March 11, 2007
Michael Lind in an article at Democracy Now entitled What next? US foreign policy after Bush argues that the goal of American intervention in the two world wars, according to presidents Theodore Roosevelt, Woodrow Wilson and Franklin D Roosevelt, among others, had been to replace a dangerous global balance-of-power system with a "concert" of power, in which the great powers collaborated to preserve international peace. However,
When the cold war ended, however, the concert-of-power strategy was hardly discussed. Centrist liberals as well as conservatives, over-impressed by American military power, sincerely believed that the US could and should be the world's policeman indefinitely. In this vision, shared in different ways by the administrations of Bill Clinton and George W Bush, there was no room for the two most powerful states of Europe (Germany and Russia) or the two most powerful states of Asia (Japan and China), except as American satellites. Germany and Japan would continue to be economic but not military great powers, dependent on the US for protection. And under both Clinton and Bush, Russia and China were frozen out of the US-centred international system.

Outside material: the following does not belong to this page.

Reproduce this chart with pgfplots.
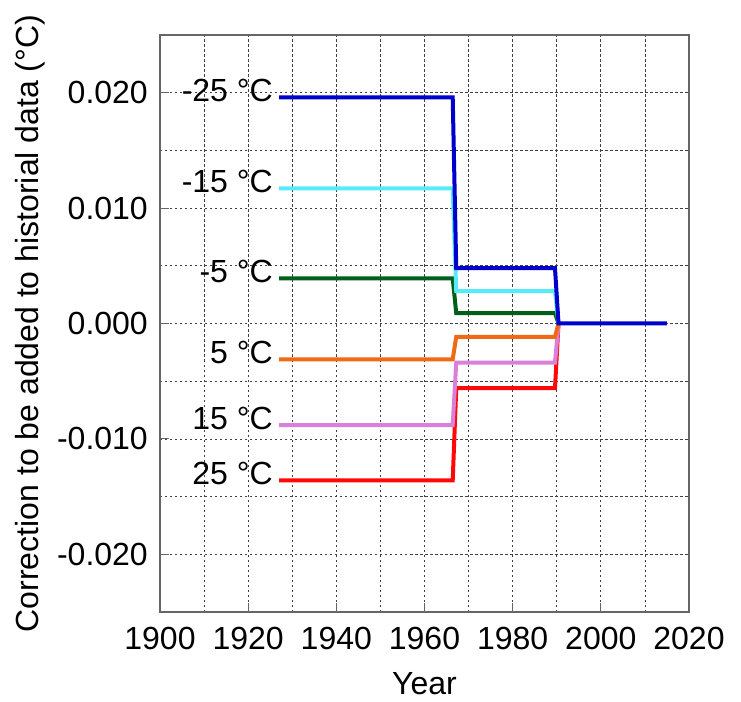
\documentclass[border=0pt]{standalone}
\usepackage{fontspec}
\setmainfont{Liberation Sans}
\usepackage{pgfplots}
\pgfplotsset{compat=1.18}
\definecolor{cMa}{RGB}{0,0,205}
\definecolor{cMb}{RGB}{85,235,250}
\definecolor{cMc}{RGB}{0,95,25}
\definecolor{cPc}{RGB}{240,105,20}
\definecolor{cPb}{RGB}{218,128,218}
\definecolor{cPa}{RGB}{255,8,8}
\begin{document}
\fontsize{32bp}{38bp}\selectfont
\begin{tikzpicture}
\begin{axis}[
  scale only axis, width=529bp, height=577bp,
  xmin=1900, xmax=2020, ymin=-0.025, ymax=0.025,
  xtick={1900,1920,...,2020},
  xticklabels={1900,1920,1940,1960,1980,2000,2020},
  minor xtick={1910,1930,...,2010},
  ytick={-0.02,-0.01,0,0.01,0.02},
  yticklabels={-0.020,-0.010,0.000,0.010,0.020},
  minor ytick={-0.015,-0.005,0.005,0.015},
  scaled x ticks=false, scaled y ticks=false,
  grid=both,
  major grid style={black!75, line width=0.8bp, dash pattern=on 2.5bp off 2.5bp},
  minor grid style={black!75, line width=0.8bp, dash pattern=on 2.5bp off 2.5bp},
  axis line style={black!60, line width=1.3bp},
  tick align=inside, xtick pos=bottom, ytick pos=left,
  major tick length=9bp, minor tick length=0bp,
  tick style={black!60, line width=1bp},
  ticklabel style={inner sep=0pt, font=\fontsize{32bp}{38bp}\selectfont},
  xticklabel shift=15bp, yticklabel shift=12bp,
  xlabel={Year}, ylabel={Correction to be added to historial data (°C)},
  label style={inner sep=0pt, font=\fontsize{32bp}{38bp}\selectfont},
  xlabel style={at={(axis description cs:0.5,0)}, anchor=base, yshift=-82bp},
  ylabel style={at={(axis description cs:0,0.5)}, anchor=base, yshift=121bp},
  clip=false,
  every axis plot/.append style={line width=4bp},
]
\coordinate (O) at (rel axis cs:0,0);
\addplot[cPa] coordinates {(1927,-0.0136) (1966.4,-0.0136) (1967.2,-0.0056) (1989.6,-0.0056) (1990.4,0)};
\addplot[cPb] coordinates {(1927,-0.0088) (1966.4,-0.0088) (1967.2,-0.0034) (1989.6,-0.0034) (1990.4,0)};
\addplot[cPc] coordinates {(1927,-0.0031) (1966.4,-0.0031) (1967.2,-0.00115) (1989.6,-0.00115) (1990.4,0)};
\addplot[cMc] coordinates {(1927,0.0039) (1966.4,0.0039) (1967.2,0.0009) (1989.6,0.0009) (1990.4,0)};
\addplot[cMb] coordinates {(1927,0.0117) (1966.4,0.0117) (1967.2,0.0028) (1989.6,0.0028) (1990.4,0)};
\addplot[cMa] coordinates {(1927,0.0196) (1966.4,0.0196) (1967.2,0.0048) (1989.6,0.0048) (1990.4,0) (2015,0)};
\begin{scope}[every node/.style={anchor=base east, inner sep=0pt, xshift=-6bp, yshift=-4.5bp}]
\node at (axis cs:1927,0.0196) {-25 °C};
\node at (axis cs:1927,0.0117) {-15 °C};
\node at (axis cs:1927,0.0039) {-5 °C};
\node at (axis cs:1927,-0.0031) {5 °C};
\node at (axis cs:1927,-0.0088) {15 °C};
\node at (axis cs:1927,-0.0136) {25 °C};
\end{scope}
\end{axis}
\pgfresetboundingbox
\path[use as bounding box] ([xshift=-160bp,yshift=-90bp]O) rectangle ++(741bp,702bp);
\end{tikzpicture}
\end{document}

What then is meant by a "concert of power" as opposed to a hegemony strategy?
Lind says that his argument in his The American Way of Strategy, is to abandon our ill-conceived post-cold-war policy of unilateral world domination.
The world is, or soon will be, fully multipolar, thanks to the rise of China and other power centres, including India and the EU. We have a choice between competitive multipolarity (in the form of endless arms races and balance-of-power struggles among the US, China and other great powers) and cooperative multipolarity (in the form of a concert uniting the US, China, Japan, India, Russia and the major European powers). A concert-of-power strategy need not depend on the Security Council. Nor need there be a single global great-power concert. There can be regional concerts, in which the US participates along with local great powers.
He adds that the leadership in either US political part is unlikely to abandon the hegemony strategy for a more enlightened concert-of-power one in the near future. Many liberal Democrats, as well as Republicans, are committed to the idea that the US has both the power and the obligation to police the world without consulting the other great powers.